WRITTEN REQUEST
Return all of the data exactly as written, without the pictures.

>> Start DATA EXCERPT

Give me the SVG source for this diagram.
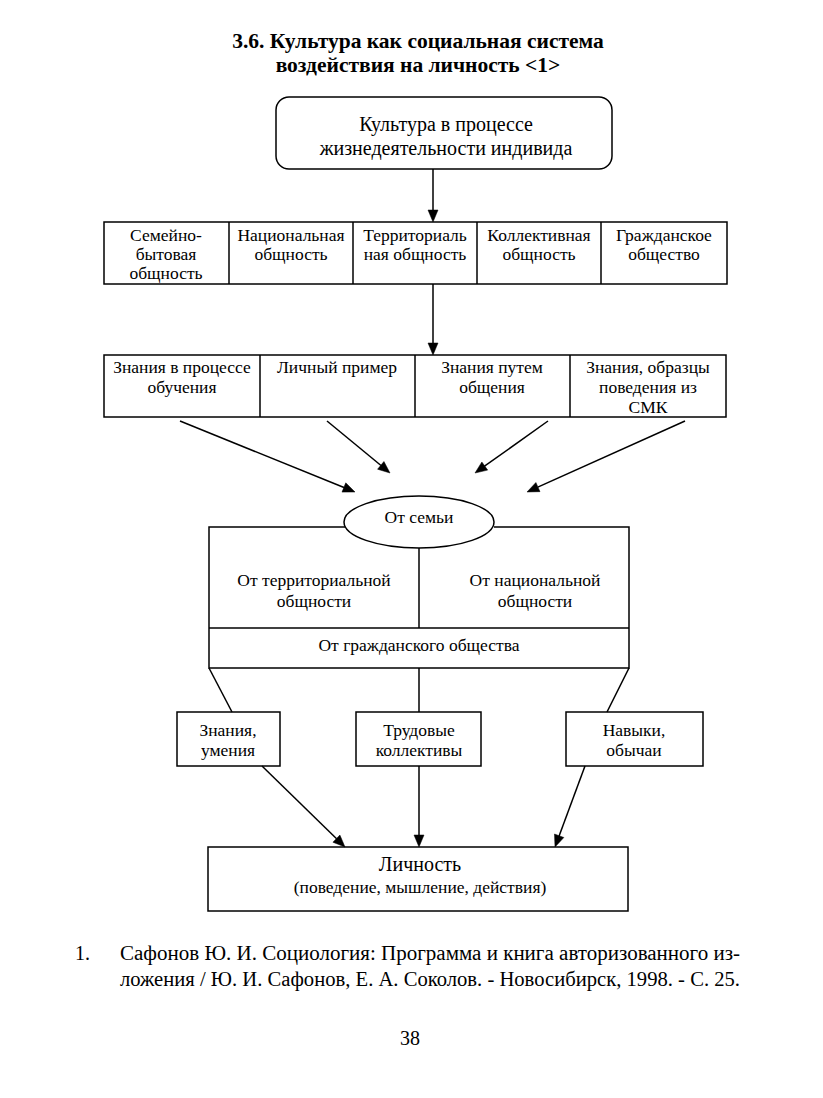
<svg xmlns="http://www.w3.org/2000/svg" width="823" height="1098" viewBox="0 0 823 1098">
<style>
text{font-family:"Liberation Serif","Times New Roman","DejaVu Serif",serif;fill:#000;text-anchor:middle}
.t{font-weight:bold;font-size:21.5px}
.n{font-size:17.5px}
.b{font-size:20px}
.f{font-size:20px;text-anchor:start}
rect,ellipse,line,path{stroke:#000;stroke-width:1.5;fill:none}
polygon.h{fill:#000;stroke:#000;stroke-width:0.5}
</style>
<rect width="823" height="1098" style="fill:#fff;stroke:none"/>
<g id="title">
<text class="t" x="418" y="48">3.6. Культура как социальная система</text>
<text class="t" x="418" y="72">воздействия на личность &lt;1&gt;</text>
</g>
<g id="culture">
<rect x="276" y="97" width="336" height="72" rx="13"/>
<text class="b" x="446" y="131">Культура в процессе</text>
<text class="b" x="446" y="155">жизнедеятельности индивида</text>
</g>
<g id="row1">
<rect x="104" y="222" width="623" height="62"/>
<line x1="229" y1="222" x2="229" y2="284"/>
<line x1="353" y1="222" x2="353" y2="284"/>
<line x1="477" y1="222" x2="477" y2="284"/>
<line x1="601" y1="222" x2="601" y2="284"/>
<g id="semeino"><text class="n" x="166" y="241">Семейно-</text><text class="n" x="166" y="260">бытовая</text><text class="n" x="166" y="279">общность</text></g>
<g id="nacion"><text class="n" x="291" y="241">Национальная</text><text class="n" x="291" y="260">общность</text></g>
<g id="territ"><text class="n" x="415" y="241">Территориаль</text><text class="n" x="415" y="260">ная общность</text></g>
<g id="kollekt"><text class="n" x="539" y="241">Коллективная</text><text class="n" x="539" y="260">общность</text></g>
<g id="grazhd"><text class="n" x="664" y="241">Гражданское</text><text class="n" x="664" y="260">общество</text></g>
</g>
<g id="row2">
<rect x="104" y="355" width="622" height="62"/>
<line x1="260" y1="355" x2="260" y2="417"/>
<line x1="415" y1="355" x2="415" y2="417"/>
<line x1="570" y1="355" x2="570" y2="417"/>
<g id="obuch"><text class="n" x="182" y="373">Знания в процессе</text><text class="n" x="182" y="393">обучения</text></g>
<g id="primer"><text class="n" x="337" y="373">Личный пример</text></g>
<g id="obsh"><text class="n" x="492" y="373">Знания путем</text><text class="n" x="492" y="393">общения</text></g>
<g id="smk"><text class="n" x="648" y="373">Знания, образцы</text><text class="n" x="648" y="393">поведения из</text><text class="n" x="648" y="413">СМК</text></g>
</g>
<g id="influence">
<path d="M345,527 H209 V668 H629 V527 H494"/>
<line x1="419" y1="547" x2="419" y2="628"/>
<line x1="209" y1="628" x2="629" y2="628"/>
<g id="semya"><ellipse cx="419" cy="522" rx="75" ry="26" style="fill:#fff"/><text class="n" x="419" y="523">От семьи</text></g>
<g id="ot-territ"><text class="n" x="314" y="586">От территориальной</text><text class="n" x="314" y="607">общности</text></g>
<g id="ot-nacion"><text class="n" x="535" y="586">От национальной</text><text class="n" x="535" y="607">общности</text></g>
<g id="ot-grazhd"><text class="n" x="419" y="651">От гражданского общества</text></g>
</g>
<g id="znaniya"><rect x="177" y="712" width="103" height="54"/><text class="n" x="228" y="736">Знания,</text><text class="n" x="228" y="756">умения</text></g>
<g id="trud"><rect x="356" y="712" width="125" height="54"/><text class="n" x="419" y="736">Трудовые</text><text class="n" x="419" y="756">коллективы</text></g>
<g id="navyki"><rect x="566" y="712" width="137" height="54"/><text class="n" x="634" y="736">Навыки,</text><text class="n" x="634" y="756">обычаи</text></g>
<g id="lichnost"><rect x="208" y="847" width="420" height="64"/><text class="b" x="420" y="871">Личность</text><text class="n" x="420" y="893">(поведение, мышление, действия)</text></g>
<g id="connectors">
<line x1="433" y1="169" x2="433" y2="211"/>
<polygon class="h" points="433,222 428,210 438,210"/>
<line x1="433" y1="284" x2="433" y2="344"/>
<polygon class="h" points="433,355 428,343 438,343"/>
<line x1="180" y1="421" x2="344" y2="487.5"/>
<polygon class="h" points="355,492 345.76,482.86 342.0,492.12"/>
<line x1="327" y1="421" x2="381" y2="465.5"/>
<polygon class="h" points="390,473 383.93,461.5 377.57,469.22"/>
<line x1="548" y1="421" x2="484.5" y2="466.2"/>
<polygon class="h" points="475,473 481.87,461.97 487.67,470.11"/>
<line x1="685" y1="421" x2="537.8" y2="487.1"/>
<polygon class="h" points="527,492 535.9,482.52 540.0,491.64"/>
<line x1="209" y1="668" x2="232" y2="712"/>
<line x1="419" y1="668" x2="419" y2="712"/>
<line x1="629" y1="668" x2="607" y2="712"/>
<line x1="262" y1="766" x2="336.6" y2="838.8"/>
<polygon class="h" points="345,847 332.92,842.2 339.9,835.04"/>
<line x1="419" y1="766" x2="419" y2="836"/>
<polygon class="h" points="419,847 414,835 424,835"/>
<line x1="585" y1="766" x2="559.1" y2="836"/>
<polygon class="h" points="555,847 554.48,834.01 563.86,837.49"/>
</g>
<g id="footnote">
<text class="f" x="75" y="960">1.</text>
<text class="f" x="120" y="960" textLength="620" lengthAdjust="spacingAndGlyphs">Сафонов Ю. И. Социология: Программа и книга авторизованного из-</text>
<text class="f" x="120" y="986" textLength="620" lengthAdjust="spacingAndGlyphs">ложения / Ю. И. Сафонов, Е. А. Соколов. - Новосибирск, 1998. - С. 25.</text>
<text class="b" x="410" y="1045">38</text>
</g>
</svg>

>> End DATA EXCERPT

SOLVED EXERCISE
Give me the SVG source for this diagram.
<svg xmlns="http://www.w3.org/2000/svg" width="823" height="1098" viewBox="0 0 823 1098">
<style>
text{font-family:"Liberation Serif","Times New Roman","DejaVu Serif",serif;fill:#000;text-anchor:middle}
.t{font-weight:bold;font-size:21.5px}
.n{font-size:17.5px}
.b{font-size:20px}
.f{font-size:20px;text-anchor:start}
rect,ellipse,line,path{stroke:#000;stroke-width:1.5;fill:none}
polygon.h{fill:#000;stroke:#000;stroke-width:0.5}
</style>
<rect width="823" height="1098" style="fill:#fff;stroke:none"/>
<g id="title">
<text class="t" x="418" y="48">3.6. Культура как социальная система</text>
<text class="t" x="418" y="72">воздействия на личность &lt;1&gt;</text>
</g>
<g id="culture">
<rect x="276" y="97" width="336" height="72" rx="13"/>
<text class="b" x="446" y="131">Культура в процессе</text>
<text class="b" x="446" y="155">жизнедеятельности индивида</text>
</g>
<g id="row1">
<rect x="104" y="222" width="623" height="62"/>
<line x1="229" y1="222" x2="229" y2="284"/>
<line x1="353" y1="222" x2="353" y2="284"/>
<line x1="477" y1="222" x2="477" y2="284"/>
<line x1="601" y1="222" x2="601" y2="284"/>
<g id="semeino"><text class="n" x="166" y="241">Семейно-</text><text class="n" x="166" y="260">бытовая</text><text class="n" x="166" y="279">общность</text></g>
<g id="nacion"><text class="n" x="291" y="241">Национальная</text><text class="n" x="291" y="260">общность</text></g>
<g id="territ"><text class="n" x="415" y="241">Территориаль</text><text class="n" x="415" y="260">ная общность</text></g>
<g id="kollekt"><text class="n" x="539" y="241">Коллективная</text><text class="n" x="539" y="260">общность</text></g>
<g id="grazhd"><text class="n" x="664" y="241">Гражданское</text><text class="n" x="664" y="260">общество</text></g>
</g>
<g id="row2">
<rect x="104" y="355" width="622" height="62"/>
<line x1="260" y1="355" x2="260" y2="417"/>
<line x1="415" y1="355" x2="415" y2="417"/>
<line x1="570" y1="355" x2="570" y2="417"/>
<g id="obuch"><text class="n" x="182" y="373">Знания в процессе</text><text class="n" x="182" y="393">обучения</text></g>
<g id="primer"><text class="n" x="337" y="373">Личный пример</text></g>
<g id="obsh"><text class="n" x="492" y="373">Знания путем</text><text class="n" x="492" y="393">общения</text></g>
<g id="smk"><text class="n" x="648" y="373">Знания, образцы</text><text class="n" x="648" y="393">поведения из</text><text class="n" x="648" y="413">СМК</text></g>
</g>
<g id="influence">
<path d="M345,527 H209 V668 H629 V527 H494"/>
<line x1="419" y1="547" x2="419" y2="628"/>
<line x1="209" y1="628" x2="629" y2="628"/>
<g id="semya"><ellipse cx="419" cy="522" rx="75" ry="26" style="fill:#fff"/><text class="n" x="419" y="523">От семьи</text></g>
<g id="ot-territ"><text class="n" x="314" y="586">От территориальной</text><text class="n" x="314" y="607">общности</text></g>
<g id="ot-nacion"><text class="n" x="535" y="586">От национальной</text><text class="n" x="535" y="607">общности</text></g>
<g id="ot-grazhd"><text class="n" x="419" y="651">От гражданского общества</text></g>
</g>
<g id="znaniya"><rect x="177" y="712" width="103" height="54"/><text class="n" x="228" y="736">Знания,</text><text class="n" x="228" y="756">умения</text></g>
<g id="trud"><rect x="356" y="712" width="125" height="54"/><text class="n" x="419" y="736">Трудовые</text><text class="n" x="419" y="756">коллективы</text></g>
<g id="navyki"><rect x="566" y="712" width="137" height="54"/><text class="n" x="634" y="736">Навыки,</text><text class="n" x="634" y="756">обычаи</text></g>
<g id="lichnost"><rect x="208" y="847" width="420" height="64"/><text class="b" x="420" y="871">Личность</text><text class="n" x="420" y="893">(поведение, мышление, действия)</text></g>
<g id="connectors">
<line x1="433" y1="169" x2="433" y2="211"/>
<polygon class="h" points="433,222 428,210 438,210"/>
<line x1="433" y1="284" x2="433" y2="344"/>
<polygon class="h" points="433,355 428,343 438,343"/>
<line x1="180" y1="421" x2="344" y2="487.5"/>
<polygon class="h" points="355,492 345.76,482.86 342.0,492.12"/>
<line x1="327" y1="421" x2="381" y2="465.5"/>
<polygon class="h" points="390,473 383.93,461.5 377.57,469.22"/>
<line x1="548" y1="421" x2="484.5" y2="466.2"/>
<polygon class="h" points="475,473 481.87,461.97 487.67,470.11"/>
<line x1="685" y1="421" x2="537.8" y2="487.1"/>
<polygon class="h" points="527,492 535.9,482.52 540.0,491.64"/>
<line x1="209" y1="668" x2="232" y2="712"/>
<line x1="419" y1="668" x2="419" y2="712"/>
<line x1="629" y1="668" x2="607" y2="712"/>
<line x1="262" y1="766" x2="336.6" y2="838.8"/>
<polygon class="h" points="345,847 332.92,842.2 339.9,835.04"/>
<line x1="419" y1="766" x2="419" y2="836"/>
<polygon class="h" points="419,847 414,835 424,835"/>
<line x1="585" y1="766" x2="559.1" y2="836"/>
<polygon class="h" points="555,847 554.48,834.01 563.86,837.49"/>
</g>
<g id="footnote">
<text class="f" x="75" y="960">1.</text>
<text class="f" x="120" y="960" textLength="620" lengthAdjust="spacingAndGlyphs">Сафонов Ю. И. Социология: Программа и книга авторизованного из-</text>
<text class="f" x="120" y="986" textLength="620" lengthAdjust="spacingAndGlyphs">ложения / Ю. И. Сафонов, Е. А. Соколов. - Новосибирск, 1998. - С. 25.</text>
<text class="b" x="410" y="1045">38</text>
</g>
</svg>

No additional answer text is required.